Repeat the data below exactly, dropping any pictures it holds.

[Supplied information start]

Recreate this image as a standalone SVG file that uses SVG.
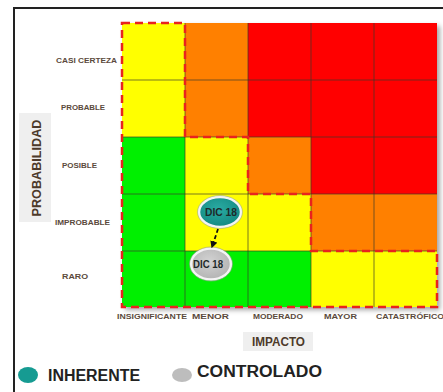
<svg xmlns="http://www.w3.org/2000/svg" width="443" height="392" viewBox="0 0 443 392">
<defs>
<style>
.lbl{font-family:"Liberation Sans",Arial,sans-serif;font-weight:bold;font-size:8px;fill:#5b4a3c}
.col{font-family:"Liberation Sans",Arial,sans-serif;font-weight:bold;font-size:7.5px;fill:#5b4a3c}
.axis{font-family:"Liberation Sans",Arial,sans-serif;font-weight:bold;font-size:12.5px;fill:#4d3a2a}
.leg{font-family:"Liberation Sans",Arial,sans-serif;font-weight:bold;font-size:16px;fill:#222}
.bub{font-family:"Liberation Sans",Arial,sans-serif;font-weight:bold;font-size:10px;fill:#1e2a2a;text-anchor:middle}
.y{fill:#ffff00}.o{fill:#ff8000}.r{fill:#ff0000}.g{fill:#00f000}
.grid{stroke:#3a3a2a;stroke-width:0.8;fill:none;stroke-opacity:0.85}
</style>
<filter id="sh" x="-10%" y="-10%" width="120%" height="120%">
<feDropShadow dx="3" dy="3" stdDeviation="2.5" flood-color="#000" flood-opacity="0.35"/>
</filter>
<radialGradient id="teal" cx="0.45" cy="0.4" r="0.6">
<stop offset="0" stop-color="#2aaba3"/><stop offset="1" stop-color="#148a82"/>
</radialGradient>
<radialGradient id="gray" cx="0.45" cy="0.4" r="0.6">
<stop offset="0" stop-color="#d2d2d2"/><stop offset="1" stop-color="#b4b4b4"/>
</radialGradient>
<marker id="ah" viewBox="0 0 10 10" refX="8" refY="5" markerWidth="4" markerHeight="4" orient="auto">
<path d="M0,0 L10,5 L0,10 Z" fill="#111"/>
</marker>
</defs>
<rect width="443" height="392" fill="#fff"/>
<path d="M14,392 V8 H443" fill="none" stroke="#222" stroke-width="2"/>

<g id="matrix">
<rect x="122" y="23" width="315" height="284" fill="#fff" filter="url(#sh)"/>
<rect class="y" x="122" y="23" width="63" height="57"/><rect class="o" x="185" y="23" width="63" height="57"/><rect class="r" x="248" y="23" width="189" height="57"/>
<rect class="y" x="122" y="80" width="63" height="57"/><rect class="o" x="185" y="80" width="63" height="57"/><rect class="r" x="248" y="80" width="189" height="57"/>
<rect class="g" x="122" y="137" width="63" height="57"/><rect class="y" x="185" y="137" width="63" height="57"/><rect class="o" x="248" y="137" width="63" height="57"/><rect class="r" x="311" y="137" width="126" height="57"/>
<rect class="g" x="122" y="194" width="63" height="57"/><rect class="y" x="185" y="194" width="126" height="57"/><rect class="o" x="311" y="194" width="126" height="57"/>
<rect class="g" x="122" y="251" width="189" height="56"/><rect class="y" x="311" y="251" width="126" height="56"/>
<path class="grid" d="M185,23V307M248,23V307M311,23V307M374,23V307M122,80H437M122,137H437M122,194H437M122,251H437"/>
<path d="M122,23 H185 V137 H248 V194 H311 V251 H437 V307 H122 Z" fill="none" stroke="#e8231e" stroke-width="2.5" stroke-dasharray="8,5"/>
</g>

<g id="row-labels">
<text class="lbl" x="56" y="63" textLength="61" lengthAdjust="spacingAndGlyphs">CASI CERTEZA</text>
<text class="lbl" x="61" y="110" textLength="44" lengthAdjust="spacingAndGlyphs">PROBABLE</text>
<text class="lbl" x="62" y="168" textLength="35" lengthAdjust="spacingAndGlyphs">POSIBLE</text>
<text class="lbl" x="55" y="225" textLength="55" lengthAdjust="spacingAndGlyphs">IMPROBABLE</text>
<text class="lbl" x="62" y="279" textLength="26" lengthAdjust="spacingAndGlyphs">RARO</text>
</g>

<g id="col-labels">
<text class="col" x="117" y="319" textLength="70" lengthAdjust="spacingAndGlyphs">INSIGNIFICANTE</text>
<text class="col" x="192" y="319" textLength="37" lengthAdjust="spacingAndGlyphs">MENOR</text>
<text class="col" x="253" y="319" textLength="50" lengthAdjust="spacingAndGlyphs">MODERADO</text>
<text class="col" x="324" y="319" textLength="33" lengthAdjust="spacingAndGlyphs">MAYOR</text>
<text class="col" x="376" y="319" textLength="68" lengthAdjust="spacingAndGlyphs">CATASTRÓFICO</text>
</g>

<g id="axis-probabilidad">
<rect x="19" y="113" width="32" height="109" fill="#efefef"/>
<text class="axis" transform="translate(41,168) rotate(-90)" text-anchor="middle" textLength="97" lengthAdjust="spacingAndGlyphs">PROBABILIDAD</text>
</g>

<g id="axis-impacto">
<rect x="243" y="332" width="70" height="19" fill="#efefef"/>
<text class="axis" x="252" y="346" textLength="53" lengthAdjust="spacingAndGlyphs">IMPACTO</text>
</g>

<g id="inherente">
<ellipse cx="220" cy="212" rx="21" ry="15" fill="url(#teal)" stroke="#f4f4f4" stroke-width="2.5"/>
<ellipse cx="220" cy="212" rx="22.5" ry="16.5" fill="none" stroke="#9aa" stroke-width="0.6"/>
<text class="bub" x="221" y="216" textLength="32" lengthAdjust="spacingAndGlyphs">DIC 18</text>
</g>

<g id="controlado">
<ellipse cx="211" cy="264" rx="20" ry="15.5" fill="url(#gray)" stroke="#f4f4f4" stroke-width="2.5"/>
<ellipse cx="211" cy="264" rx="21.5" ry="17" fill="none" stroke="#999" stroke-width="0.6"/>
<text class="bub" x="208" y="267.5" textLength="30" lengthAdjust="spacingAndGlyphs">DIC 18</text>
</g>

<g id="connectors">
<path d="M218,229 L212,247" fill="none" stroke="#111" stroke-width="1.8" stroke-dasharray="4,2.5" marker-end="url(#ah)"/>
</g>

<g id="legend">
<ellipse cx="28" cy="375" rx="10" ry="8" fill="#169b92"/>
<text class="leg" x="48" y="381" textLength="92" lengthAdjust="spacingAndGlyphs">INHERENTE</text>
<ellipse cx="182" cy="375" rx="10" ry="7" fill="#bdbdbd"/>
<text class="leg" x="197" y="377" textLength="125" lengthAdjust="spacingAndGlyphs">CONTROLADO</text>
</g>
</svg>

[Supplied information end]

- Result for this task:
Recreate this image as a standalone SVG file that uses SVG.
<svg xmlns="http://www.w3.org/2000/svg" width="443" height="392" viewBox="0 0 443 392">
<defs>
<style>
.lbl{font-family:"Liberation Sans",Arial,sans-serif;font-weight:bold;font-size:8px;fill:#5b4a3c}
.col{font-family:"Liberation Sans",Arial,sans-serif;font-weight:bold;font-size:7.5px;fill:#5b4a3c}
.axis{font-family:"Liberation Sans",Arial,sans-serif;font-weight:bold;font-size:12.5px;fill:#4d3a2a}
.leg{font-family:"Liberation Sans",Arial,sans-serif;font-weight:bold;font-size:16px;fill:#222}
.bub{font-family:"Liberation Sans",Arial,sans-serif;font-weight:bold;font-size:10px;fill:#1e2a2a;text-anchor:middle}
.y{fill:#ffff00}.o{fill:#ff8000}.r{fill:#ff0000}.g{fill:#00f000}
.grid{stroke:#3a3a2a;stroke-width:0.8;fill:none;stroke-opacity:0.85}
</style>
<filter id="sh" x="-10%" y="-10%" width="120%" height="120%">
<feDropShadow dx="3" dy="3" stdDeviation="2.5" flood-color="#000" flood-opacity="0.35"/>
</filter>
<radialGradient id="teal" cx="0.45" cy="0.4" r="0.6">
<stop offset="0" stop-color="#2aaba3"/><stop offset="1" stop-color="#148a82"/>
</radialGradient>
<radialGradient id="gray" cx="0.45" cy="0.4" r="0.6">
<stop offset="0" stop-color="#d2d2d2"/><stop offset="1" stop-color="#b4b4b4"/>
</radialGradient>
<marker id="ah" viewBox="0 0 10 10" refX="8" refY="5" markerWidth="4" markerHeight="4" orient="auto">
<path d="M0,0 L10,5 L0,10 Z" fill="#111"/>
</marker>
</defs>
<rect width="443" height="392" fill="#fff"/>
<path d="M14,392 V8 H443" fill="none" stroke="#222" stroke-width="2"/>

<g id="matrix">
<rect x="122" y="23" width="315" height="284" fill="#fff" filter="url(#sh)"/>
<rect class="y" x="122" y="23" width="63" height="57"/><rect class="o" x="185" y="23" width="63" height="57"/><rect class="r" x="248" y="23" width="189" height="57"/>
<rect class="y" x="122" y="80" width="63" height="57"/><rect class="o" x="185" y="80" width="63" height="57"/><rect class="r" x="248" y="80" width="189" height="57"/>
<rect class="g" x="122" y="137" width="63" height="57"/><rect class="y" x="185" y="137" width="63" height="57"/><rect class="o" x="248" y="137" width="63" height="57"/><rect class="r" x="311" y="137" width="126" height="57"/>
<rect class="g" x="122" y="194" width="63" height="57"/><rect class="y" x="185" y="194" width="126" height="57"/><rect class="o" x="311" y="194" width="126" height="57"/>
<rect class="g" x="122" y="251" width="189" height="56"/><rect class="y" x="311" y="251" width="126" height="56"/>
<path class="grid" d="M185,23V307M248,23V307M311,23V307M374,23V307M122,80H437M122,137H437M122,194H437M122,251H437"/>
<path d="M122,23 H185 V137 H248 V194 H311 V251 H437 V307 H122 Z" fill="none" stroke="#e8231e" stroke-width="2.5" stroke-dasharray="8,5"/>
</g>

<g id="row-labels">
<text class="lbl" x="56" y="63" textLength="61" lengthAdjust="spacingAndGlyphs">CASI CERTEZA</text>
<text class="lbl" x="61" y="110" textLength="44" lengthAdjust="spacingAndGlyphs">PROBABLE</text>
<text class="lbl" x="62" y="168" textLength="35" lengthAdjust="spacingAndGlyphs">POSIBLE</text>
<text class="lbl" x="55" y="225" textLength="55" lengthAdjust="spacingAndGlyphs">IMPROBABLE</text>
<text class="lbl" x="62" y="279" textLength="26" lengthAdjust="spacingAndGlyphs">RARO</text>
</g>

<g id="col-labels">
<text class="col" x="117" y="319" textLength="70" lengthAdjust="spacingAndGlyphs">INSIGNIFICANTE</text>
<text class="col" x="192" y="319" textLength="37" lengthAdjust="spacingAndGlyphs">MENOR</text>
<text class="col" x="253" y="319" textLength="50" lengthAdjust="spacingAndGlyphs">MODERADO</text>
<text class="col" x="324" y="319" textLength="33" lengthAdjust="spacingAndGlyphs">MAYOR</text>
<text class="col" x="376" y="319" textLength="68" lengthAdjust="spacingAndGlyphs">CATASTRÓFICO</text>
</g>

<g id="axis-probabilidad">
<rect x="19" y="113" width="32" height="109" fill="#efefef"/>
<text class="axis" transform="translate(41,168) rotate(-90)" text-anchor="middle" textLength="97" lengthAdjust="spacingAndGlyphs">PROBABILIDAD</text>
</g>

<g id="axis-impacto">
<rect x="243" y="332" width="70" height="19" fill="#efefef"/>
<text class="axis" x="252" y="346" textLength="53" lengthAdjust="spacingAndGlyphs">IMPACTO</text>
</g>

<g id="inherente">
<ellipse cx="220" cy="212" rx="21" ry="15" fill="url(#teal)" stroke="#f4f4f4" stroke-width="2.5"/>
<ellipse cx="220" cy="212" rx="22.5" ry="16.5" fill="none" stroke="#9aa" stroke-width="0.6"/>
<text class="bub" x="221" y="216" textLength="32" lengthAdjust="spacingAndGlyphs">DIC 18</text>
</g>

<g id="controlado">
<ellipse cx="211" cy="264" rx="20" ry="15.5" fill="url(#gray)" stroke="#f4f4f4" stroke-width="2.5"/>
<ellipse cx="211" cy="264" rx="21.5" ry="17" fill="none" stroke="#999" stroke-width="0.6"/>
<text class="bub" x="208" y="267.5" textLength="30" lengthAdjust="spacingAndGlyphs">DIC 18</text>
</g>

<g id="connectors">
<path d="M218,229 L212,247" fill="none" stroke="#111" stroke-width="1.8" stroke-dasharray="4,2.5" marker-end="url(#ah)"/>
</g>

<g id="legend">
<ellipse cx="28" cy="375" rx="10" ry="8" fill="#169b92"/>
<text class="leg" x="48" y="381" textLength="92" lengthAdjust="spacingAndGlyphs">INHERENTE</text>
<ellipse cx="182" cy="375" rx="10" ry="7" fill="#bdbdbd"/>
<text class="leg" x="197" y="377" textLength="125" lengthAdjust="spacingAndGlyphs">CONTROLADO</text>
</g>
</svg>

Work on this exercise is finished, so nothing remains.